E il “buon” esempio di Parigi?
D’altro canto c’è chi ritiene che la decisione presa in Francia dovrebbe servire da stura per tutte le città, partendo da Bruxelles, dove c’è il problema della sosta selvaggia dei monopattini: la capitale belga dal 2024 introdurrà un tetto massimo a questi mezzi in sharing (fino a 8.000 unità).
“Liberiamo le nostre città da questo vandalismo urbano mascherato da ecologia”, ha detto Vincenzo Donvito Maxia, presidente dell’Associazione Utenti e Consumatori (Aduc).
“Tutte le città che si sono dotate di questi mezzi – continua Maxia – lo hanno fatto nel nome dell’ecologia… ma si tratta di un ambientalismo da propaganda, perché l’inquinamento non è solo quello delle emissioni, ma è anche traffico, sicurezza, serenità, decoro… tutti elementi che i monopattini spesso non rispettano”. Secondo Maxia l’alternativa ai monopattini sono mezzi pubblici e biciclette, e quest’ultime non elettriche perché altrimenti sarebbero solo dei nuovi monopattini.
Alcune considerazioni finali
Il punto di vista del presidente dell’Aduc potrebbe anche essere condivisibile in casi specifici, come quello di metropoli come Parigi, Bruxelles o Roma, ma il monopattino non deve essere sinonimo di disordine.
Nelle grandi capitali europee, vissute ogni giorno da molte persone, probabilmente è più facile gestire un tipo di mobilità collettiva, e non individuale, quindi utitlizzando mezzi pubblici a zero emissioni in grado di trasportare più utenti (bus elettrici, tram e metro).
Il monopattino in sharing può essere facilmente adattabile alle città medio-grandi, dove gestione e controllo del servizio possono essere più facilitate.

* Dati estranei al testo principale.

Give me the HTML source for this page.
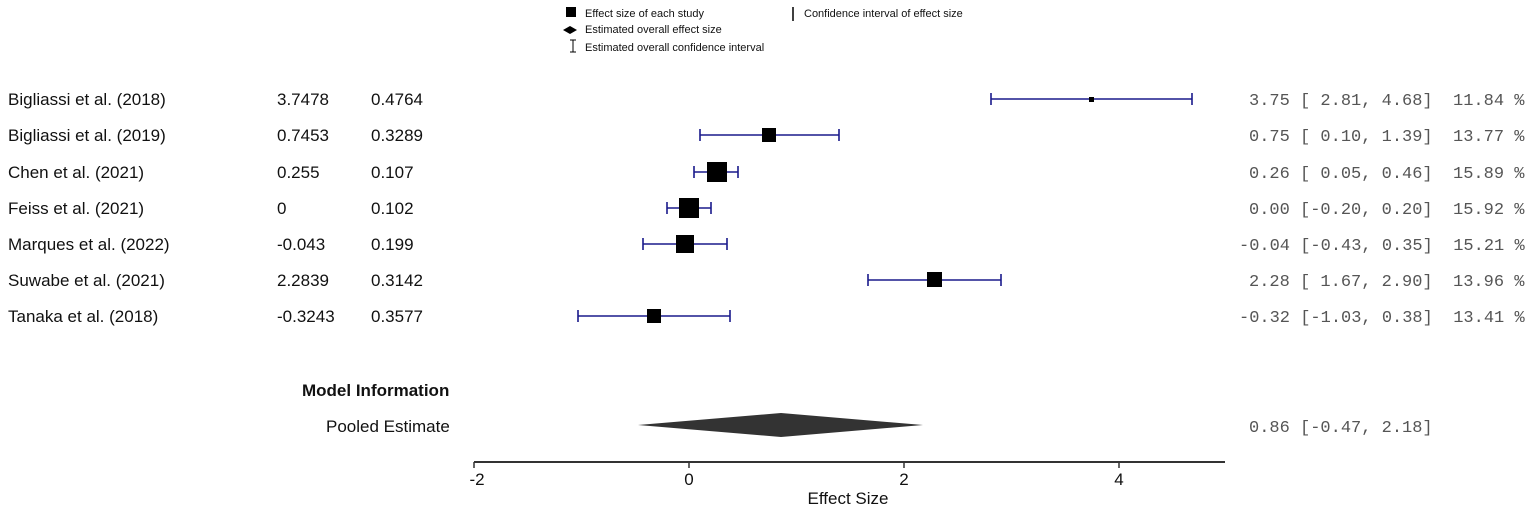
<!DOCTYPE html>
<html><head><meta charset="utf-8"><style>
html,body{margin:0;padding:0;background:#fff;}
svg{display:block}
</style></head><body>
<svg width="1535" height="511" xmlns="http://www.w3.org/2000/svg">
<g font-family="Liberation Sans, sans-serif" font-size="11" fill="#111">
<rect x="566" y="7" width="10" height="10" fill="#000"/>
<text x="585" y="17">Effect size of each study</text>
<polygon points="563,30 570,26 577,30 570,34" fill="#000"/>
<text x="585" y="33">Estimated overall effect size</text>
<path d="M573,40 v12 M570,40 h6 M570,52 h6" stroke="#000" stroke-width="1"/>
<text x="585" y="51">Estimated overall confidence interval</text>
<path d="M793,7 v14" stroke="#000" stroke-width="1.5"/>
<text x="804" y="17">Confidence interval of effect size</text>
</g>
<g font-family="Liberation Sans, sans-serif" font-size="17" fill="#111">
<text x="8" y="105">Bigliassi et al. (2018)</text><text x="277" y="105">3.7478</text><text x="371" y="105">0.4764</text>
<text x="8" y="141">Bigliassi et al. (2019)</text><text x="277" y="141">0.7453</text><text x="371" y="141">0.3289</text>
<text x="8" y="178">Chen et al. (2021)</text><text x="277" y="178">0.255</text><text x="371" y="178">0.107</text>
<text x="8" y="214">Feiss et al. (2021)</text><text x="277" y="214">0</text><text x="371" y="214">0.102</text>
<text x="8" y="250">Marques et al. (2022)</text><text x="277" y="250">-0.043</text><text x="371" y="250">0.199</text>
<text x="8" y="286">Suwabe et al. (2021)</text><text x="277" y="286">2.2839</text><text x="371" y="286">0.3142</text>
<text x="8" y="322">Tanaka et al. (2018)</text><text x="277" y="322">-0.3243</text><text x="371" y="322">0.3577</text>
<text x="302" y="396" font-weight="bold">Model Information</text>
<text x="326" y="432">Pooled Estimate</text>
</g>
<g stroke="#1a1a8c" stroke-width="1.6" fill="none">
<path d="M991,99 H1192 M991,93 v12 M1192,93 v12"/>
<path d="M700,135 H839 M700,129 v12 M839,129 v12"/>
<path d="M694,172 H738 M694,166 v12 M738,166 v12"/>
<path d="M667,208 H711 M667,202 v12 M711,202 v12"/>
<path d="M643,244 H727 M643,238 v12 M727,238 v12"/>
<path d="M868,280 H1001 M868,274 v12 M1001,274 v12"/>
<path d="M578,316 H730 M578,310 v12 M730,310 v12"/>
</g>
<g fill="#000">
<rect x="1089" y="97" width="5" height="5"/>
<rect x="762" y="128" width="14" height="14"/>
<rect x="707" y="162" width="20" height="20"/>
<rect x="679" y="198" width="20" height="20"/>
<rect x="676" y="235" width="18" height="18"/>
<rect x="927" y="272" width="15" height="15"/>
<rect x="647" y="309" width="14" height="14"/>
</g>
<polygon points="638,425 781,413 923,425 781,437" fill="#333"/>
<path d="M474,462 H1225" stroke="#333" stroke-width="2"/>
<path d="M474,462 v6 M689,462 v6 M904,462 v6 M1119,462 v6" stroke="#333" stroke-width="1.5"/>
<g font-family="Liberation Sans, sans-serif" font-size="17" fill="#111" text-anchor="middle">
<text x="477" y="485">-2</text><text x="689" y="485">0</text><text x="904" y="485">2</text><text x="1119" y="485">4</text>
<text x="848" y="504">Effect Size</text>
</g>
<g font-family="Liberation Mono, monospace" font-size="17" fill="#555">
<text x="1249" y="105">3.75 [ 2.81, 4.68]&#160;&#160;11.84 %</text>
<text x="1249" y="141">0.75 [ 0.10, 1.39]&#160;&#160;13.77 %</text>
<text x="1249" y="178">0.26 [ 0.05, 0.46]&#160;&#160;15.89 %</text>
<text x="1249" y="214">0.00 [-0.20, 0.20]&#160;&#160;15.92 %</text>
<text x="1239" y="250">-0.04 [-0.43, 0.35]&#160;&#160;15.21 %</text>
<text x="1249" y="286">2.28 [ 1.67, 2.90]&#160;&#160;13.96 %</text>
<text x="1239" y="322">-0.32 [-1.03, 0.38]&#160;&#160;13.41 %</text>
<text x="1249" y="432">0.86 [-0.47, 2.18]</text>
</g>
</svg>
</body></html>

Per questo la scelta di Parigi non dovrebbe essere presa dalle altre amministrazioni comunali come scusa per demonizzare la micromobilità condivisa.
Anzi, i Sindaci dovrebbero impegnarsi a fare il primo passo verso la mobilità sostenibile: dotarsi di un Piano comunale (non solo urbano) della micromobilità, con percorsi riservati a bici e monopattini, aree di sosta dedicate, magari a supporto di un Piano Urbano della Mobilità Sostenibile, sia nelle città più grandi che nei comuni più piccoli.